Exercise prompt: Nothing in the data should change when you return it, but leave the pictures out.
════
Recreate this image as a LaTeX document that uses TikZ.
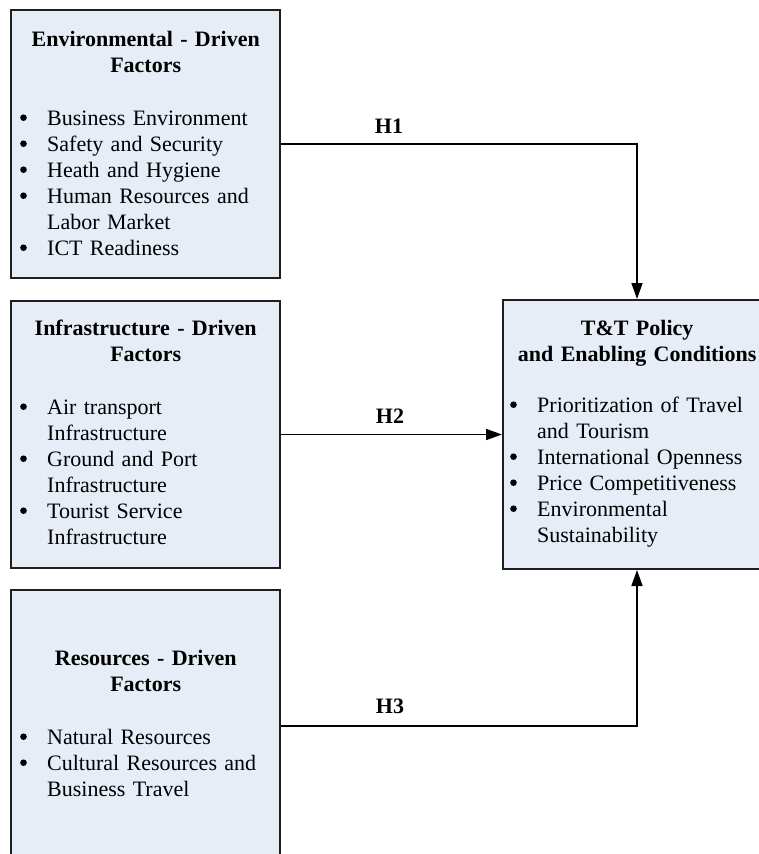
\documentclass[tikz,border=0pt]{standalone}
\usepackage{fontspec}
\setmainfont{Liberation Serif}
\usetikzlibrary{arrows.meta}
\definecolor{boxfill}{RGB}{230,237,247}
\definecolor{boxline}{RGB}{30,30,30}
\newcommand\bul{\makebox[27pt][l]{\tikz[baseline=0pt,x=1pt,y=1pt]\fill (3.5,7.5) circle (3.3);}}
\newcommand\ind{\hspace*{27pt}}
\newcommand\ttl[1]{\makebox[\linewidth][c]{\bfseries #1}}
\newcommand\fst{\noindent\rule{0pt}{20pt}}
\begin{document}
\begin{tikzpicture}[x=1pt,y=-1pt,
  box/.style={draw=boxline,fill=boxfill,line width=2pt,inner sep=0pt,minimum width=269pt},
  txt/.style={anchor=north west,inner sep=0pt,align=left,font=\fontsize{22}{26}\selectfont},
  lbl/.style={anchor=base,inner sep=0pt,font=\fontsize{22}{26}\selectfont\bfseries},
  arr/.style={line width=1.6pt,-{Triangle[length=16pt,width=11pt]}}]
\useasboundingbox (0,0) rectangle (759,854);
\clip (0,0) rectangle (759,854);
\node[box,minimum height=268pt] (box1) at (145.5,144) {};
\node[box,minimum height=267pt] (box2) at (145.5,434.5) {};
\node[box,minimum height=272pt] (box3) at (145.5,726) {};
\node[box,minimum width=268pt,minimum height=269pt] (rbox) at (637,434.5) {};
\node[txt,text width=251pt] (t1) at (20,26) {\fst\ttl{Environmental - Driven}\\
\ttl{Factors}\\[27pt]
\bul Business Environment\\
\bul Safety and Security\\
\bul Heath and Hygiene\\
\bul Human Resources and\\
\ind Labor Market\\
\bul ICT Readiness};
\node[txt,text width=251pt] (t2) at (20,315) {\fst\ttl{Infrastructure - Driven}\\
\ttl{Factors}\\[27pt]
\bul Air transport\\
\ind Infrastructure\\
\bul Ground and Port\\
\ind Infrastructure\\
\bul Tourist Service\\
\ind Infrastructure};
\node[txt,text width=251pt] (t3) at (20,645) {\fst\ttl{Resources - Driven}\\
\ttl{Factors}\\[27pt]
\bul Natural Resources\\
\bul Cultural Resources and\\
\ind Business Travel};
\node[txt,text width=254pt] (t4) at (510,315) {\fst\ttl{T\&T Policy}\\
\ttl{and Enabling Conditions}\\[25pt]
\bul Prioritization of Travel\\
\ind and Tourism\\
\bul International Openness\\
\bul Price Competitiveness\\
\bul Environmental\\
\ind Sustainability};
\draw[arr] (box1.east) -| (rbox.north);
\draw[arr] (box2.east) -- (rbox.west);
\draw[arr] (box3.east) -| (rbox.south);
\node[lbl] (h1) at (389,133) {H1};
\node[lbl] (h2) at (390,423) {H2};
\node[lbl] (h3) at (390,713) {H3};
\end{tikzpicture}
\end{document}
════
Problem solution:
Recreate this image as a LaTeX document that uses TikZ.
\documentclass[tikz,border=0pt]{standalone}
\usepackage{fontspec}
\setmainfont{Liberation Serif}
\usetikzlibrary{arrows.meta}
\definecolor{boxfill}{RGB}{230,237,247}
\definecolor{boxline}{RGB}{30,30,30}
\newcommand\bul{\makebox[27pt][l]{\tikz[baseline=0pt,x=1pt,y=1pt]\fill (3.5,7.5) circle (3.3);}}
\newcommand\ind{\hspace*{27pt}}
\newcommand\ttl[1]{\makebox[\linewidth][c]{\bfseries #1}}
\newcommand\fst{\noindent\rule{0pt}{20pt}}
\begin{document}
\begin{tikzpicture}[x=1pt,y=-1pt,
  box/.style={draw=boxline,fill=boxfill,line width=2pt,inner sep=0pt,minimum width=269pt},
  txt/.style={anchor=north west,inner sep=0pt,align=left,font=\fontsize{22}{26}\selectfont},
  lbl/.style={anchor=base,inner sep=0pt,font=\fontsize{22}{26}\selectfont\bfseries},
  arr/.style={line width=1.6pt,-{Triangle[length=16pt,width=11pt]}}]
\useasboundingbox (0,0) rectangle (759,854);
\clip (0,0) rectangle (759,854);
\node[box,minimum height=268pt] (box1) at (145.5,144) {};
\node[box,minimum height=267pt] (box2) at (145.5,434.5) {};
\node[box,minimum height=272pt] (box3) at (145.5,726) {};
\node[box,minimum width=268pt,minimum height=269pt] (rbox) at (637,434.5) {};
\node[txt,text width=251pt] (t1) at (20,26) {\fst\ttl{Environmental - Driven}\\
\ttl{Factors}\\[27pt]
\bul Business Environment\\
\bul Safety and Security\\
\bul Heath and Hygiene\\
\bul Human Resources and\\
\ind Labor Market\\
\bul ICT Readiness};
\node[txt,text width=251pt] (t2) at (20,315) {\fst\ttl{Infrastructure - Driven}\\
\ttl{Factors}\\[27pt]
\bul Air transport\\
\ind Infrastructure\\
\bul Ground and Port\\
\ind Infrastructure\\
\bul Tourist Service\\
\ind Infrastructure};
\node[txt,text width=251pt] (t3) at (20,645) {\fst\ttl{Resources - Driven}\\
\ttl{Factors}\\[27pt]
\bul Natural Resources\\
\bul Cultural Resources and\\
\ind Business Travel};
\node[txt,text width=254pt] (t4) at (510,315) {\fst\ttl{T\&T Policy}\\
\ttl{and Enabling Conditions}\\[25pt]
\bul Prioritization of Travel\\
\ind and Tourism\\
\bul International Openness\\
\bul Price Competitiveness\\
\bul Environmental\\
\ind Sustainability};
\draw[arr] (box1.east) -| (rbox.north);
\draw[arr] (box2.east) -- (rbox.west);
\draw[arr] (box3.east) -| (rbox.south);
\node[lbl] (h1) at (389,133) {H1};
\node[lbl] (h2) at (390,423) {H2};
\node[lbl] (h3) at (390,713) {H3};
\end{tikzpicture}
\end{document}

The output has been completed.